• **REQUEST**
Search the records below for the word "chart" and show every line where it occurs.

• **DATASET EXCERPTS**

****************************************

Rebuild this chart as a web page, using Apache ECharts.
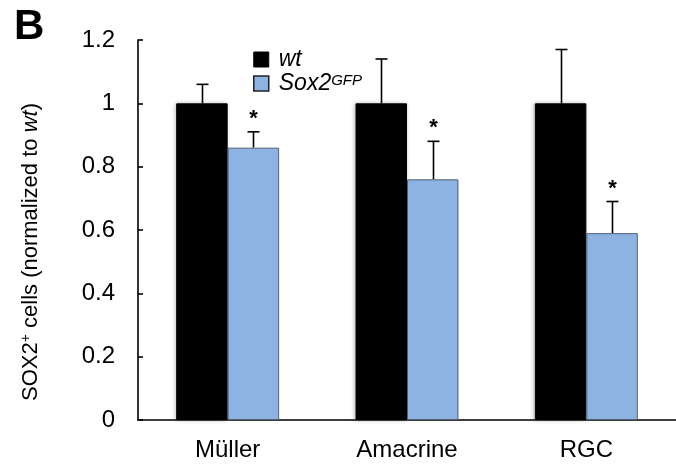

****************************************

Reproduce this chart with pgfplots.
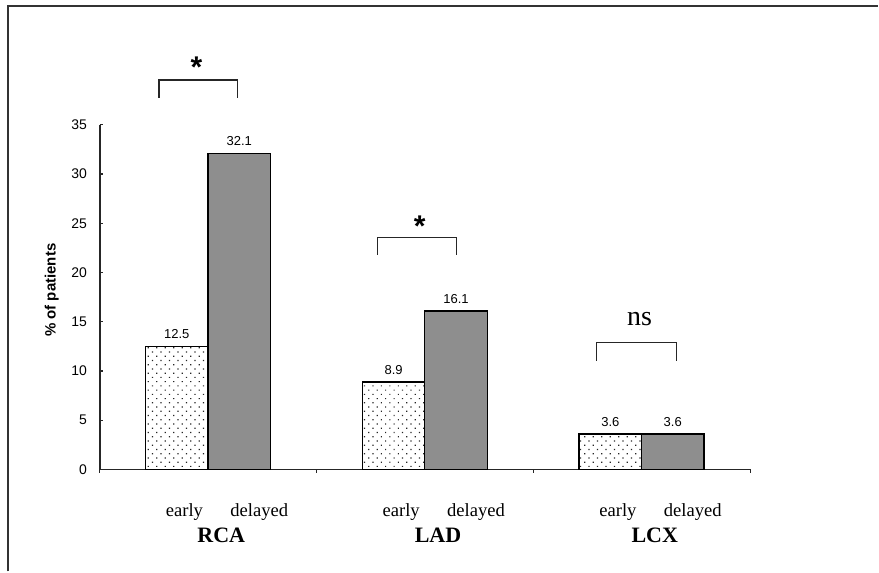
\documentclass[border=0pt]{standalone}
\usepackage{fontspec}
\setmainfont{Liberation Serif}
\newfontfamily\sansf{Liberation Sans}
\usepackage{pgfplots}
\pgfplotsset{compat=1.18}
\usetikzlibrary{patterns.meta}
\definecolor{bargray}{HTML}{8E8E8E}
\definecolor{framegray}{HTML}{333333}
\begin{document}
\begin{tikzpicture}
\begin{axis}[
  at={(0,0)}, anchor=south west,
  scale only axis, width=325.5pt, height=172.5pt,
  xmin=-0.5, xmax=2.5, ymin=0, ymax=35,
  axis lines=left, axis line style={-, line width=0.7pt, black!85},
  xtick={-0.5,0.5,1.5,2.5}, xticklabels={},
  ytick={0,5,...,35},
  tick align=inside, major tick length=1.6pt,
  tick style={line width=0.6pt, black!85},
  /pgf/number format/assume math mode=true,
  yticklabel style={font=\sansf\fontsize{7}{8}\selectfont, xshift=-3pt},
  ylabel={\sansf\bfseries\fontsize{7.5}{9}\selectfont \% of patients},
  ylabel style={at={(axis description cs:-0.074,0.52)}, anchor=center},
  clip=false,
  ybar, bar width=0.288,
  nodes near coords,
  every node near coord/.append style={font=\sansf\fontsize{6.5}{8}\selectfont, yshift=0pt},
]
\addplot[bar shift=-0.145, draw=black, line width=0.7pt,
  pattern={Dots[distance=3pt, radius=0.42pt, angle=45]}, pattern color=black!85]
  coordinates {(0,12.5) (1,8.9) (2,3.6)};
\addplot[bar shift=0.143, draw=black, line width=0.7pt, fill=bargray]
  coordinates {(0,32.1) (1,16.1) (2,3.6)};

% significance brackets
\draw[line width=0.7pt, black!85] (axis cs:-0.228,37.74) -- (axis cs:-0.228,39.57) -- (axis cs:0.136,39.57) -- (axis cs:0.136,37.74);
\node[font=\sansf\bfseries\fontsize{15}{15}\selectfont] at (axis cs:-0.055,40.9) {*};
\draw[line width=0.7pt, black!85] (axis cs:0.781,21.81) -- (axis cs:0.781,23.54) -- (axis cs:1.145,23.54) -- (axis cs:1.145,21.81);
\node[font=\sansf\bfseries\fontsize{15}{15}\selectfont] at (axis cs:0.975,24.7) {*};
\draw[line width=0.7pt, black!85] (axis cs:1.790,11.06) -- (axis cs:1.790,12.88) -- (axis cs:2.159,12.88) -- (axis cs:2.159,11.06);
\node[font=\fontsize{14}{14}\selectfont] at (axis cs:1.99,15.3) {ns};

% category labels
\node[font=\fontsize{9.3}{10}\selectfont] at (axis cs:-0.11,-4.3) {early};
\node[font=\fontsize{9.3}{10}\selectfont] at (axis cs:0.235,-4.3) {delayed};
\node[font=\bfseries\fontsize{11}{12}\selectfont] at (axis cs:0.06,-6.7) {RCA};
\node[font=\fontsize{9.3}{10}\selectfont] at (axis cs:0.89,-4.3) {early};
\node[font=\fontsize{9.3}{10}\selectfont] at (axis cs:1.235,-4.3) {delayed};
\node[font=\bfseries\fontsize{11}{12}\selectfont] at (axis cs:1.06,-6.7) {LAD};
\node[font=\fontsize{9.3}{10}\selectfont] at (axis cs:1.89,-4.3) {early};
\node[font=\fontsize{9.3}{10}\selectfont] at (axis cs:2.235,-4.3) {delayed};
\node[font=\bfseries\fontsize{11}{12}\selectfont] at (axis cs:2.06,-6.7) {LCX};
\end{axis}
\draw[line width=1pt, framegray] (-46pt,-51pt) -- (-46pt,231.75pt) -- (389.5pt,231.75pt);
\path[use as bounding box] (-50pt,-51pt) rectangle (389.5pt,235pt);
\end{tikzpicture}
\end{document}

****************************************

• **WRITTEN REPLY**
Rebuild this chart as a web page, using Apache ECharts.
Reproduce this chart with pgfplots.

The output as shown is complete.